_Stated task:_
Restate the material word for word and leave out anything that is a picture.

_Given material:_
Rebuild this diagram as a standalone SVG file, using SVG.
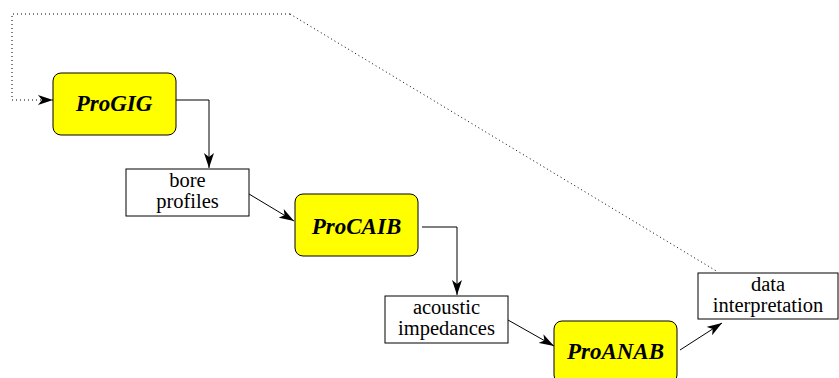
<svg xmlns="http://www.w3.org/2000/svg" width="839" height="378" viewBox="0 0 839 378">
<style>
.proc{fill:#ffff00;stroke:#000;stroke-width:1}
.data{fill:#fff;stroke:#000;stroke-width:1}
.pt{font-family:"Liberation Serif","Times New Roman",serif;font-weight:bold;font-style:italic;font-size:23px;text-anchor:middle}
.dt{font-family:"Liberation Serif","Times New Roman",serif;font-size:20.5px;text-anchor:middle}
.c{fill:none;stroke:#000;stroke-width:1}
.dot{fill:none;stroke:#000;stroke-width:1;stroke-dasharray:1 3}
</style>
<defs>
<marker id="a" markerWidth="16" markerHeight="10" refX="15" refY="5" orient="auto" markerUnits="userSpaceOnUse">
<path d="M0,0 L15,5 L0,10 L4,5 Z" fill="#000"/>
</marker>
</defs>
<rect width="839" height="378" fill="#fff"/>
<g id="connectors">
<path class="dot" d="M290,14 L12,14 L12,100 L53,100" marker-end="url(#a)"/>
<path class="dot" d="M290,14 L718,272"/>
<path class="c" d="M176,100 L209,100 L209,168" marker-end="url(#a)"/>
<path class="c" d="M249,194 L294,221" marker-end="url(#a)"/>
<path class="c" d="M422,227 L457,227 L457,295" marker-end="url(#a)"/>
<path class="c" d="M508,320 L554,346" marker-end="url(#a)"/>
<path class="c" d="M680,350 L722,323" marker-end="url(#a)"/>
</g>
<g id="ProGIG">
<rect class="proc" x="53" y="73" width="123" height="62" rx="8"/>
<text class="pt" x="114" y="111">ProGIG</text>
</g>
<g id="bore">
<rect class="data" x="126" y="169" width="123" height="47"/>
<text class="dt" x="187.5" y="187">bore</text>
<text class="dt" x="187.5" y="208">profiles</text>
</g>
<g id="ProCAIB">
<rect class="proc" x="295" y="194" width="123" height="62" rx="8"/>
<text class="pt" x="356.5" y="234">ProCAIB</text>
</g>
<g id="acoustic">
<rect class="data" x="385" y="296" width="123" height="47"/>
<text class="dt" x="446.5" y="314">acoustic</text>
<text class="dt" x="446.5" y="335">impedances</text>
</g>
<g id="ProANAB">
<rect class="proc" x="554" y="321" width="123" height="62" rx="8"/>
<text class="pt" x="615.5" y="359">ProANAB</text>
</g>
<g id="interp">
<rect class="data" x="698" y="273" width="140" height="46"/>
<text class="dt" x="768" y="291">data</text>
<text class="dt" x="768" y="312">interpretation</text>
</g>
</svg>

_Reply to the exercise:_
Rebuild this diagram as a standalone SVG file, using SVG.
<svg xmlns="http://www.w3.org/2000/svg" width="839" height="378" viewBox="0 0 839 378">
<style>
.proc{fill:#ffff00;stroke:#000;stroke-width:1}
.data{fill:#fff;stroke:#000;stroke-width:1}
.pt{font-family:"Liberation Serif","Times New Roman",serif;font-weight:bold;font-style:italic;font-size:23px;text-anchor:middle}
.dt{font-family:"Liberation Serif","Times New Roman",serif;font-size:20.5px;text-anchor:middle}
.c{fill:none;stroke:#000;stroke-width:1}
.dot{fill:none;stroke:#000;stroke-width:1;stroke-dasharray:1 3}
</style>
<defs>
<marker id="a" markerWidth="16" markerHeight="10" refX="15" refY="5" orient="auto" markerUnits="userSpaceOnUse">
<path d="M0,0 L15,5 L0,10 L4,5 Z" fill="#000"/>
</marker>
</defs>
<rect width="839" height="378" fill="#fff"/>
<g id="connectors">
<path class="dot" d="M290,14 L12,14 L12,100 L53,100" marker-end="url(#a)"/>
<path class="dot" d="M290,14 L718,272"/>
<path class="c" d="M176,100 L209,100 L209,168" marker-end="url(#a)"/>
<path class="c" d="M249,194 L294,221" marker-end="url(#a)"/>
<path class="c" d="M422,227 L457,227 L457,295" marker-end="url(#a)"/>
<path class="c" d="M508,320 L554,346" marker-end="url(#a)"/>
<path class="c" d="M680,350 L722,323" marker-end="url(#a)"/>
</g>
<g id="ProGIG">
<rect class="proc" x="53" y="73" width="123" height="62" rx="8"/>
<text class="pt" x="114" y="111">ProGIG</text>
</g>
<g id="bore">
<rect class="data" x="126" y="169" width="123" height="47"/>
<text class="dt" x="187.5" y="187">bore</text>
<text class="dt" x="187.5" y="208">profiles</text>
</g>
<g id="ProCAIB">
<rect class="proc" x="295" y="194" width="123" height="62" rx="8"/>
<text class="pt" x="356.5" y="234">ProCAIB</text>
</g>
<g id="acoustic">
<rect class="data" x="385" y="296" width="123" height="47"/>
<text class="dt" x="446.5" y="314">acoustic</text>
<text class="dt" x="446.5" y="335">impedances</text>
</g>
<g id="ProANAB">
<rect class="proc" x="554" y="321" width="123" height="62" rx="8"/>
<text class="pt" x="615.5" y="359">ProANAB</text>
</g>
<g id="interp">
<rect class="data" x="698" y="273" width="140" height="46"/>
<text class="dt" x="768" y="291">data</text>
<text class="dt" x="768" y="312">interpretation</text>
</g>
</svg>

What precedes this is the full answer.